--- Data shown ---
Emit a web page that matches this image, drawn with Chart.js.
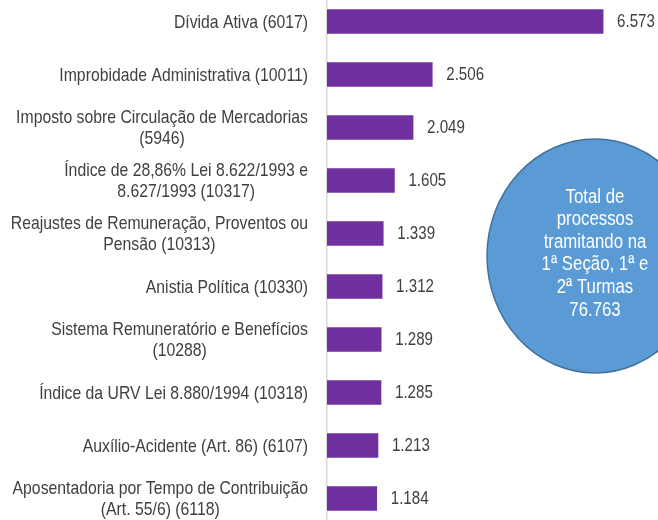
<!DOCTYPE html>
<html>
<head>
<meta charset="utf-8">
<script src="https://cdn.jsdelivr.net/npm/chart.js@4"></script>
<style>
  html, body { margin: 0; padding: 0; background: #ffffff; overflow: hidden; }
  #wrap { position: absolute; left: 0; top: -5px; width: 658px; height: 530px; }
</style>
</head>
<body>
<div id="wrap"><canvas id="c" width="658" height="530"></canvas></div>
<script>
const categories = [
  ["Dívida Ativa (6017)"],
  ["Improbidade Administrativa (10011)"],
  ["Imposto sobre Circulação de Mercadorias", "(5946)"],
  ["Índice de 28,86% Lei 8.622/1993 e", "8.627/1993 (10317)"],
  ["Reajustes de Remuneração, Proventos ou", "Pensão (10313)"],
  ["Anistia Política (10330)"],
  ["Sistema Remuneratório e Benefícios", "(10288)"],
  ["Índice da URV Lei 8.880/1994 (10318)"],
  ["Auxílio-Acidente (Art. 86) (6107)"],
  ["Aposentadoria por Tempo de Contribuição", "(Art. 55/6) (6118)"]
];
const values = [6573, 2506, 2049, 1605, 1339, 1312, 1289, 1285, 1213, 1184];
const totalLines = ["Total de", "processos", "tramitando na", "1ª Seção, 1ª e", "2ª Turmas", "76.763"];

const FONT = '"Liberation Sans", Arial, sans-serif';
const NARROW = 0.83;

function fmt(n) {
  return String(n).replace(/\B(?=(\d{3})+(?!\d))/g, ".");
}

function narrowText(ctx, text, x, y, sx) {
  ctx.save();
  ctx.translate(x, y);
  ctx.scale(sx, 1);
  ctx.fillText(text, 0, 0);
  ctx.restore();
}

const yLabels = {
  id: 'yLabels',
  afterDraw(chart) {
    const scale = chart.scales.y;
    const ctx = chart.ctx;
    const lh = 21.5;
    ctx.save();
    ctx.font = '19px ' + FONT;
    ctx.fillStyle = '#404040';
    ctx.textBaseline = 'middle';
    ctx.textAlign = 'center';
    const right = scale.right - 19;
    chart.data.labels.forEach((lines, i) => {
      const y = scale.getPixelForTick(i) + 1;
      const maxW = Math.max(...lines.map(l => ctx.measureText(l).width)) * NARROW;
      const cx = right - maxW / 2;
      const y0 = y - lh * (lines.length - 1) / 2;
      lines.forEach((l, j) => narrowText(ctx, l, cx, y0 + j * lh, NARROW));
    });
    ctx.restore();
  }
};

const valueLabels = {
  id: 'valueLabels',
  afterDatasetsDraw(chart) {
    const ctx = chart.ctx;
    const meta = chart.getDatasetMeta(0);
    ctx.save();
    ctx.font = '18px ' + FONT;
    ctx.fillStyle = '#404040';
    ctx.textAlign = 'left';
    ctx.textBaseline = 'middle';
    meta.data.forEach((bar, i) => {
      narrowText(ctx, fmt(chart.data.datasets[0].data[i]), bar.x + 14, bar.y + 1, 0.84);
    });
    ctx.restore();
  }
};

const bubble = {
  id: 'bubble',
  afterDraw(chart) {
    const ctx = chart.ctx;
    const cx = 595, cy = 261, rx = 108, ry = 117;
    ctx.save();
    ctx.beginPath();
    ctx.ellipse(cx, cy, rx, ry, 0, 0, Math.PI * 2);
    ctx.fillStyle = '#5b9bd5';
    ctx.fill();
    ctx.lineWidth = 1.5;
    ctx.strokeStyle = '#41719c';
    ctx.stroke();
    ctx.fillStyle = '#ffffff';
    ctx.font = '20px ' + FONT;
    ctx.textAlign = 'center';
    ctx.textBaseline = 'middle';
    const lh = 22.6;
    const startY = cy - 2.5 - lh * (totalLines.length - 1) / 2;
    totalLines.forEach((t, i) => narrowText(ctx, t, cx, startY + i * lh, 0.84));
    ctx.restore();
  }
};

new Chart(document.getElementById('c'), {
  type: 'bar',
  data: {
    labels: categories,
    datasets: [{
      data: values,
      backgroundColor: '#7030a0',
      borderWidth: 0,
      barThickness: 24
    }]
  },
  options: {
    indexAxis: 'y',
    responsive: false,
    animation: false,
    layout: { padding: 0 },
    plugins: { legend: { display: false }, tooltip: { enabled: false } },
    scales: {
      x: { display: false, min: 0, max: 7880 },
      y: {
        afterFit(scale) {
          scale.width = 327;
          scale.paddingTop = 0;
          scale.paddingBottom = 0;
        },
        grid: { display: false, drawTicks: false },
        border: { display: true, color: '#d9d9d9', width: 1.5 },
        ticks: { display: false, autoSkip: false }
      }
    }
  },
  plugins: [valueLabels, yLabels, bubble]
});
</script>
</body>
</html>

--- Exercise description ---
Copy every line of the data word for word, omitting the images.

--- Exercise output ---
Emit a web page that matches this image, drawn with Chart.js.
<!DOCTYPE html>
<html>
<head>
<meta charset="utf-8">
<script src="https://cdn.jsdelivr.net/npm/chart.js@4"></script>
<style>
  html, body { margin: 0; padding: 0; background: #ffffff; overflow: hidden; }
  #wrap { position: absolute; left: 0; top: -5px; width: 658px; height: 530px; }
</style>
</head>
<body>
<div id="wrap"><canvas id="c" width="658" height="530"></canvas></div>
<script>
const categories = [
  ["Dívida Ativa (6017)"],
  ["Improbidade Administrativa (10011)"],
  ["Imposto sobre Circulação de Mercadorias", "(5946)"],
  ["Índice de 28,86% Lei 8.622/1993 e", "8.627/1993 (10317)"],
  ["Reajustes de Remuneração, Proventos ou", "Pensão (10313)"],
  ["Anistia Política (10330)"],
  ["Sistema Remuneratório e Benefícios", "(10288)"],
  ["Índice da URV Lei 8.880/1994 (10318)"],
  ["Auxílio-Acidente (Art. 86) (6107)"],
  ["Aposentadoria por Tempo de Contribuição", "(Art. 55/6) (6118)"]
];
const values = [6573, 2506, 2049, 1605, 1339, 1312, 1289, 1285, 1213, 1184];
const totalLines = ["Total de", "processos", "tramitando na", "1ª Seção, 1ª e", "2ª Turmas", "76.763"];

const FONT = '"Liberation Sans", Arial, sans-serif';
const NARROW = 0.83;

function fmt(n) {
  return String(n).replace(/\B(?=(\d{3})+(?!\d))/g, ".");
}

function narrowText(ctx, text, x, y, sx) {
  ctx.save();
  ctx.translate(x, y);
  ctx.scale(sx, 1);
  ctx.fillText(text, 0, 0);
  ctx.restore();
}

const yLabels = {
  id: 'yLabels',
  afterDraw(chart) {
    const scale = chart.scales.y;
    const ctx = chart.ctx;
    const lh = 21.5;
    ctx.save();
    ctx.font = '19px ' + FONT;
    ctx.fillStyle = '#404040';
    ctx.textBaseline = 'middle';
    ctx.textAlign = 'center';
    const right = scale.right - 19;
    chart.data.labels.forEach((lines, i) => {
      const y = scale.getPixelForTick(i) + 1;
      const maxW = Math.max(...lines.map(l => ctx.measureText(l).width)) * NARROW;
      const cx = right - maxW / 2;
      const y0 = y - lh * (lines.length - 1) / 2;
      lines.forEach((l, j) => narrowText(ctx, l, cx, y0 + j * lh, NARROW));
    });
    ctx.restore();
  }
};

const valueLabels = {
  id: 'valueLabels',
  afterDatasetsDraw(chart) {
    const ctx = chart.ctx;
    const meta = chart.getDatasetMeta(0);
    ctx.save();
    ctx.font = '18px ' + FONT;
    ctx.fillStyle = '#404040';
    ctx.textAlign = 'left';
    ctx.textBaseline = 'middle';
    meta.data.forEach((bar, i) => {
      narrowText(ctx, fmt(chart.data.datasets[0].data[i]), bar.x + 14, bar.y + 1, 0.84);
    });
    ctx.restore();
  }
};

const bubble = {
  id: 'bubble',
  afterDraw(chart) {
    const ctx = chart.ctx;
    const cx = 595, cy = 261, rx = 108, ry = 117;
    ctx.save();
    ctx.beginPath();
    ctx.ellipse(cx, cy, rx, ry, 0, 0, Math.PI * 2);
    ctx.fillStyle = '#5b9bd5';
    ctx.fill();
    ctx.lineWidth = 1.5;
    ctx.strokeStyle = '#41719c';
    ctx.stroke();
    ctx.fillStyle = '#ffffff';
    ctx.font = '20px ' + FONT;
    ctx.textAlign = 'center';
    ctx.textBaseline = 'middle';
    const lh = 22.6;
    const startY = cy - 2.5 - lh * (totalLines.length - 1) / 2;
    totalLines.forEach((t, i) => narrowText(ctx, t, cx, startY + i * lh, 0.84));
    ctx.restore();
  }
};

new Chart(document.getElementById('c'), {
  type: 'bar',
  data: {
    labels: categories,
    datasets: [{
      data: values,
      backgroundColor: '#7030a0',
      borderWidth: 0,
      barThickness: 24
    }]
  },
  options: {
    indexAxis: 'y',
    responsive: false,
    animation: false,
    layout: { padding: 0 },
    plugins: { legend: { display: false }, tooltip: { enabled: false } },
    scales: {
      x: { display: false, min: 0, max: 7880 },
      y: {
        afterFit(scale) {
          scale.width = 327;
          scale.paddingTop = 0;
          scale.paddingBottom = 0;
        },
        grid: { display: false, drawTicks: false },
        border: { display: true, color: '#d9d9d9', width: 1.5 },
        ticks: { display: false, autoSkip: false }
      }
    }
  },
  plugins: [valueLabels, yLabels, bubble]
});
</script>
</body>
</html>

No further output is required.